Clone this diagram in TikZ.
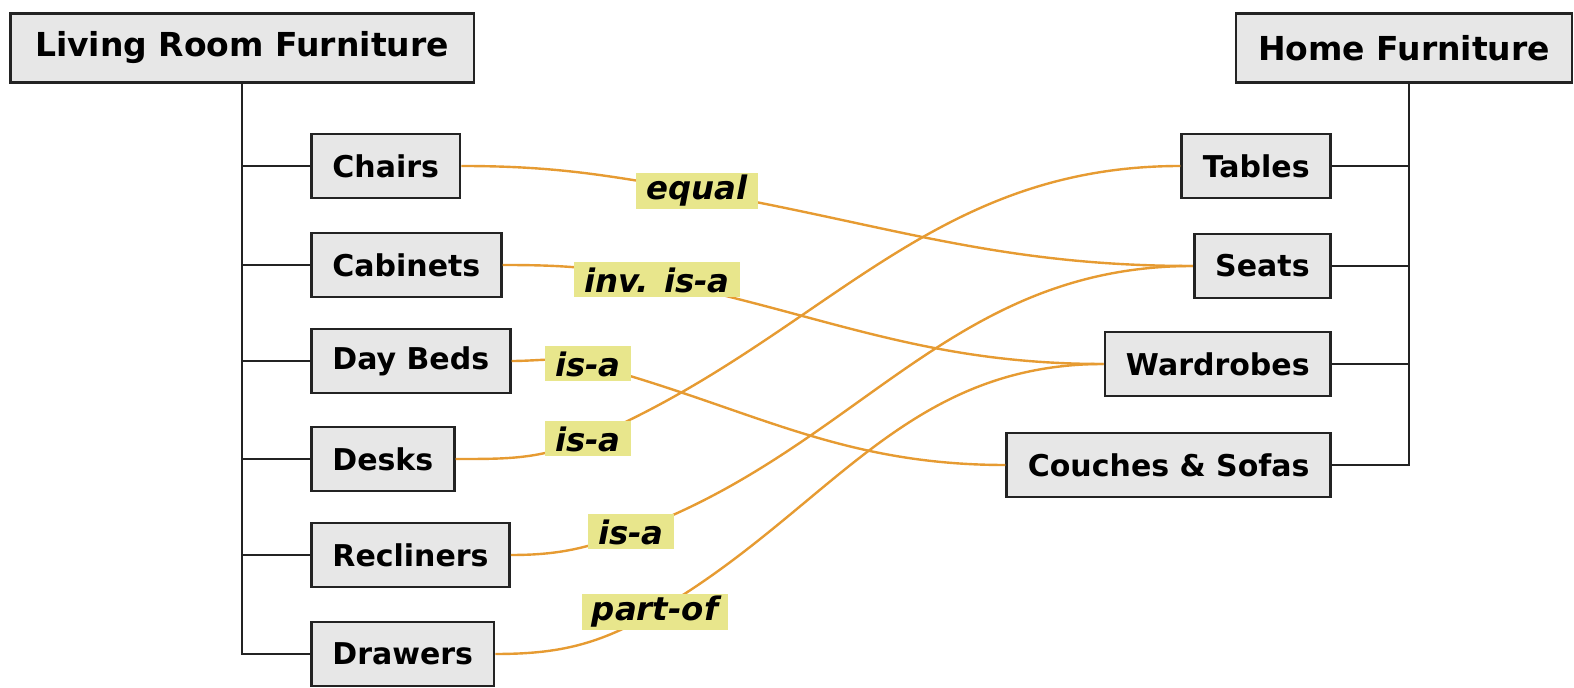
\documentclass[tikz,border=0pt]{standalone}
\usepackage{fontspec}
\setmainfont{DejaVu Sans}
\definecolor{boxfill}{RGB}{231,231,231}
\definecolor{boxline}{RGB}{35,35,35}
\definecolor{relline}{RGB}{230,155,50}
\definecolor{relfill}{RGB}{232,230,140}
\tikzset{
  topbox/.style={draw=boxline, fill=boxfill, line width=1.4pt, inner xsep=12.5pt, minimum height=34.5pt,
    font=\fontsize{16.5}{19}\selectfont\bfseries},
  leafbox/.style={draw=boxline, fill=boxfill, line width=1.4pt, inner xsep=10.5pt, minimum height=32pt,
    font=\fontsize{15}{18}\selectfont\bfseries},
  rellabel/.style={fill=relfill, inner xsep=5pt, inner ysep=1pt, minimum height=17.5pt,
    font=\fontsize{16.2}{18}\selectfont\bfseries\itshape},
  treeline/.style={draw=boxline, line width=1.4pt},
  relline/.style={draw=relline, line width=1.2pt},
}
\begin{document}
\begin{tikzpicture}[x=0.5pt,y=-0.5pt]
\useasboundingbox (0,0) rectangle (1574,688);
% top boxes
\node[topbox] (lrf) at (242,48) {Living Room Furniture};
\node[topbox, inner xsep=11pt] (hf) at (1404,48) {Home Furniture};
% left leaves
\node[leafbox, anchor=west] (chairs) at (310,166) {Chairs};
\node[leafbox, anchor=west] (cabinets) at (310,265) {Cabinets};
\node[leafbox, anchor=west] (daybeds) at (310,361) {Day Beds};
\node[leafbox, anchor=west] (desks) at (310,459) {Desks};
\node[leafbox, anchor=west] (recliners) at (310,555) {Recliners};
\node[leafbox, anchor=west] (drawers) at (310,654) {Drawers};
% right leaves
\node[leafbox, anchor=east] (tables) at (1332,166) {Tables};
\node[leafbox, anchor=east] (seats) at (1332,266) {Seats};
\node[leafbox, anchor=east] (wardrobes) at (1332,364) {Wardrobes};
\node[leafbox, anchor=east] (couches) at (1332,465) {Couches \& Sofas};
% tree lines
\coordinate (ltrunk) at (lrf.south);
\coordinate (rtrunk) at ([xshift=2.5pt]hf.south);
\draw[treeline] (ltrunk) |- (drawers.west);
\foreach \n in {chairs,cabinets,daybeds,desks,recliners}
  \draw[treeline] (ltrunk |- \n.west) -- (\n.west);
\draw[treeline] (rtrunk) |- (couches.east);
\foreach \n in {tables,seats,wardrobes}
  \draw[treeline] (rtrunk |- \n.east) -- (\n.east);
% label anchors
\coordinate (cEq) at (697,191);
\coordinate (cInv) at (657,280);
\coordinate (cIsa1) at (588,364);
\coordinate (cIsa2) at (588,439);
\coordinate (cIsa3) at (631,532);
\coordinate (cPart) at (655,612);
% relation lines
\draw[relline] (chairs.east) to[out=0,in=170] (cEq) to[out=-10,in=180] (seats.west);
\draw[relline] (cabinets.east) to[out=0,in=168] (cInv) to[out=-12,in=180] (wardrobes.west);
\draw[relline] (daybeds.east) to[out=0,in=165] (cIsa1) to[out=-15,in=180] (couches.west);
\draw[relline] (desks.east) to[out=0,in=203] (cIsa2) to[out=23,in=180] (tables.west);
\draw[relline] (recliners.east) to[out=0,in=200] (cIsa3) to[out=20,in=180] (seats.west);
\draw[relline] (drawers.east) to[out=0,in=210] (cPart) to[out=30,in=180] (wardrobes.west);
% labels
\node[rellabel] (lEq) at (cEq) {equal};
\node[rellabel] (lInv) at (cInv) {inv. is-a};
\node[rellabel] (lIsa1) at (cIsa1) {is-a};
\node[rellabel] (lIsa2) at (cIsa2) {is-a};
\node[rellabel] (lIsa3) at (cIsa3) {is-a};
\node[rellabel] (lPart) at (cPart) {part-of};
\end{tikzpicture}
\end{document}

» **Request**
Output the material word for word, omitting its pictures.

» **Full solution**
Clone this diagram in TikZ.
\documentclass[tikz,border=0pt]{standalone}
\usepackage{fontspec}
\setmainfont{DejaVu Sans}
\definecolor{boxfill}{RGB}{231,231,231}
\definecolor{boxline}{RGB}{35,35,35}
\definecolor{relline}{RGB}{230,155,50}
\definecolor{relfill}{RGB}{232,230,140}
\tikzset{
  topbox/.style={draw=boxline, fill=boxfill, line width=1.4pt, inner xsep=12.5pt, minimum height=34.5pt,
    font=\fontsize{16.5}{19}\selectfont\bfseries},
  leafbox/.style={draw=boxline, fill=boxfill, line width=1.4pt, inner xsep=10.5pt, minimum height=32pt,
    font=\fontsize{15}{18}\selectfont\bfseries},
  rellabel/.style={fill=relfill, inner xsep=5pt, inner ysep=1pt, minimum height=17.5pt,
    font=\fontsize{16.2}{18}\selectfont\bfseries\itshape},
  treeline/.style={draw=boxline, line width=1.4pt},
  relline/.style={draw=relline, line width=1.2pt},
}
\begin{document}
\begin{tikzpicture}[x=0.5pt,y=-0.5pt]
\useasboundingbox (0,0) rectangle (1574,688);
% top boxes
\node[topbox] (lrf) at (242,48) {Living Room Furniture};
\node[topbox, inner xsep=11pt] (hf) at (1404,48) {Home Furniture};
% left leaves
\node[leafbox, anchor=west] (chairs) at (310,166) {Chairs};
\node[leafbox, anchor=west] (cabinets) at (310,265) {Cabinets};
\node[leafbox, anchor=west] (daybeds) at (310,361) {Day Beds};
\node[leafbox, anchor=west] (desks) at (310,459) {Desks};
\node[leafbox, anchor=west] (recliners) at (310,555) {Recliners};
\node[leafbox, anchor=west] (drawers) at (310,654) {Drawers};
% right leaves
\node[leafbox, anchor=east] (tables) at (1332,166) {Tables};
\node[leafbox, anchor=east] (seats) at (1332,266) {Seats};
\node[leafbox, anchor=east] (wardrobes) at (1332,364) {Wardrobes};
\node[leafbox, anchor=east] (couches) at (1332,465) {Couches \& Sofas};
% tree lines
\coordinate (ltrunk) at (lrf.south);
\coordinate (rtrunk) at ([xshift=2.5pt]hf.south);
\draw[treeline] (ltrunk) |- (drawers.west);
\foreach \n in {chairs,cabinets,daybeds,desks,recliners}
  \draw[treeline] (ltrunk |- \n.west) -- (\n.west);
\draw[treeline] (rtrunk) |- (couches.east);
\foreach \n in {tables,seats,wardrobes}
  \draw[treeline] (rtrunk |- \n.east) -- (\n.east);
% label anchors
\coordinate (cEq) at (697,191);
\coordinate (cInv) at (657,280);
\coordinate (cIsa1) at (588,364);
\coordinate (cIsa2) at (588,439);
\coordinate (cIsa3) at (631,532);
\coordinate (cPart) at (655,612);
% relation lines
\draw[relline] (chairs.east) to[out=0,in=170] (cEq) to[out=-10,in=180] (seats.west);
\draw[relline] (cabinets.east) to[out=0,in=168] (cInv) to[out=-12,in=180] (wardrobes.west);
\draw[relline] (daybeds.east) to[out=0,in=165] (cIsa1) to[out=-15,in=180] (couches.west);
\draw[relline] (desks.east) to[out=0,in=203] (cIsa2) to[out=23,in=180] (tables.west);
\draw[relline] (recliners.east) to[out=0,in=200] (cIsa3) to[out=20,in=180] (seats.west);
\draw[relline] (drawers.east) to[out=0,in=210] (cPart) to[out=30,in=180] (wardrobes.west);
% labels
\node[rellabel] (lEq) at (cEq) {equal};
\node[rellabel] (lInv) at (cInv) {inv. is-a};
\node[rellabel] (lIsa1) at (cIsa1) {is-a};
\node[rellabel] (lIsa2) at (cIsa2) {is-a};
\node[rellabel] (lIsa3) at (cIsa3) {is-a};
\node[rellabel] (lPart) at (cPart) {part-of};
\end{tikzpicture}
\end{document}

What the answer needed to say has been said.